Why does an upmarket restaurant like this go to all the trouble and expense of producing professional-looking English-language menus and then not pay for a decent translation?  A similar question could be asked of numerous French companies in our part of France: the English of their export marketing material and websites is risible and, sometimes, utterly incomprehensible.  We have begun asking our French friends this question and, so far, not been ostracised.  If we get any clear and logical answers, I’ll let you know.

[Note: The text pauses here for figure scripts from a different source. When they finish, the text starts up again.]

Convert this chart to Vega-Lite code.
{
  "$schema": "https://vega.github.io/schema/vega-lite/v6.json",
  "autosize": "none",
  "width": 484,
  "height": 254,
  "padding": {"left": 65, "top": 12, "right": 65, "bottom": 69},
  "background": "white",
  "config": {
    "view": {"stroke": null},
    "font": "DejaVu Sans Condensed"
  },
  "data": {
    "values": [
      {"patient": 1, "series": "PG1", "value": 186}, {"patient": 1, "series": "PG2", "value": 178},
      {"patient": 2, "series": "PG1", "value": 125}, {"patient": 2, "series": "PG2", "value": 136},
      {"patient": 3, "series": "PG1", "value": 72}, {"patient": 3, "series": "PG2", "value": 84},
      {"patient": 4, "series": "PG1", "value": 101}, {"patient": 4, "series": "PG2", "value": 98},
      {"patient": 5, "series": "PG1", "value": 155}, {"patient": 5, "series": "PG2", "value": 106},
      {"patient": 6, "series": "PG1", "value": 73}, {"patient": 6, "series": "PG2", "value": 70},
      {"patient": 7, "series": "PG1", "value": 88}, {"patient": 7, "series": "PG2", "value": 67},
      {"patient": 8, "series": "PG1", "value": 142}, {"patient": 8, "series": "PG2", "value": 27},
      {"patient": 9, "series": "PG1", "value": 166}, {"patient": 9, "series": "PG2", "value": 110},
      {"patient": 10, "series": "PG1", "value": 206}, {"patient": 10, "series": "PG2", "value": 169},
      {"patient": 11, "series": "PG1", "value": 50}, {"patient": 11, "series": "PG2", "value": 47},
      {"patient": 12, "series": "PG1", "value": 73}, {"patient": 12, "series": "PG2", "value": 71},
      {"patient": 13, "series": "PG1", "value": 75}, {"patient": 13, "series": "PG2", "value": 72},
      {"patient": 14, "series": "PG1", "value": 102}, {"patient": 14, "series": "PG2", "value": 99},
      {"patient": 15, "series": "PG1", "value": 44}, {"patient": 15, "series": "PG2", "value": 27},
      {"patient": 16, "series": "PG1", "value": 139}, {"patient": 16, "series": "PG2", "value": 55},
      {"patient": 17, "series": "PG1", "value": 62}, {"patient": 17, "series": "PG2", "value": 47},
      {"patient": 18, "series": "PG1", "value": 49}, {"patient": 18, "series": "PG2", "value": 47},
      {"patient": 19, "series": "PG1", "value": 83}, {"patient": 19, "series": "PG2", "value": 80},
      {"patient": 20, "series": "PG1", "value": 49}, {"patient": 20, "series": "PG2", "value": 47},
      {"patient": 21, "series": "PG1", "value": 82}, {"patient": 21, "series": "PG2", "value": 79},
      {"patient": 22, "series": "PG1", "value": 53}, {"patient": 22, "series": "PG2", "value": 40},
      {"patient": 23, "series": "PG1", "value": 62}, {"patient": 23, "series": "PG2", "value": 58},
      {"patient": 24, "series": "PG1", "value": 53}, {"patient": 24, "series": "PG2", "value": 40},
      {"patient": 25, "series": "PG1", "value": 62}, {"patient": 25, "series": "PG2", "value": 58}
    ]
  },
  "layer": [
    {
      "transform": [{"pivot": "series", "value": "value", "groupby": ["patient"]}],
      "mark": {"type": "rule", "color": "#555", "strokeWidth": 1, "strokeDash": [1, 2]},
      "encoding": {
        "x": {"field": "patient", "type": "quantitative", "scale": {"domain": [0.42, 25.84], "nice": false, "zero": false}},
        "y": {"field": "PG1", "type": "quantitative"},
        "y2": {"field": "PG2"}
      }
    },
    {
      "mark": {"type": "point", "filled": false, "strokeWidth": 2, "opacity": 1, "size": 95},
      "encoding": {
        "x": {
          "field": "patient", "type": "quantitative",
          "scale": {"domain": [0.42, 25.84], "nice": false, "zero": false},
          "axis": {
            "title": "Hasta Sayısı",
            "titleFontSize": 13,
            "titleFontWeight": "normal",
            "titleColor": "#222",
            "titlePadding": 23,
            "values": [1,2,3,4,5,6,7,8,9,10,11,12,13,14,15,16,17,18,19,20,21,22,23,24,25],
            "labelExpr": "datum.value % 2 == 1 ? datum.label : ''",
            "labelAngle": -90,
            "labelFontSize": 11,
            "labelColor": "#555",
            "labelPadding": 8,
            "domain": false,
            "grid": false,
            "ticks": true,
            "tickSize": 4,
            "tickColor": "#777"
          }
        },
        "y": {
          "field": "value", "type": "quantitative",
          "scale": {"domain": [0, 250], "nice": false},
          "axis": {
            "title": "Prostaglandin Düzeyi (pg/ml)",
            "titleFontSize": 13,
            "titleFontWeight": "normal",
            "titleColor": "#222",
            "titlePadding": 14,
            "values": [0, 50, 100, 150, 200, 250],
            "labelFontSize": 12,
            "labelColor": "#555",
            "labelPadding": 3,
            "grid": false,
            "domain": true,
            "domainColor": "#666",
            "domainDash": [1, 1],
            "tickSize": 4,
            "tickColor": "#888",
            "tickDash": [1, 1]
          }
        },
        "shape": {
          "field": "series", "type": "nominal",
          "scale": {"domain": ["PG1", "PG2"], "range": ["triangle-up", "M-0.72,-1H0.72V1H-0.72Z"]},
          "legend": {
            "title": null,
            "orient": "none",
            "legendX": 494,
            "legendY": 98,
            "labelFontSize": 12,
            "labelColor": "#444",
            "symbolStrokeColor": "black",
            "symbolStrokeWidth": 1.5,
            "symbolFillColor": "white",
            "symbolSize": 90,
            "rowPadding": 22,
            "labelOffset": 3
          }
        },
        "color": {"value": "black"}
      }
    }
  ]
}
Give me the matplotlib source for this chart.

Back to the burkini.  The Socialist mayor of Sisco, a village in northern Corsica, has banned it too.  There was a fight last Saturday on a nearby beach between families of North African origin, some of whose women were wearing burkinis, and local youths, who, along with a tourist, were taking photographs of the women.  Hatchets and harpoons were used, the bathers’ cars burned and five people wounded.  According to the BBC the mayor, Ange-Pierre Vivoni, said his decision was “nothing to do with racism” and was about “protecting people’s security”.  I believe him but M. Vivoni used the word sécurité.  Can you protect security?  Might not a better translation have been “ensuring people’s safety”?

 

[1]We sat within sight of the tower where Henry II’s eldest son, known as Henry the Young King or Court Mantel (short coat), died of dysentery while waiting for a message of forgiveness from his father with whom he had been at war.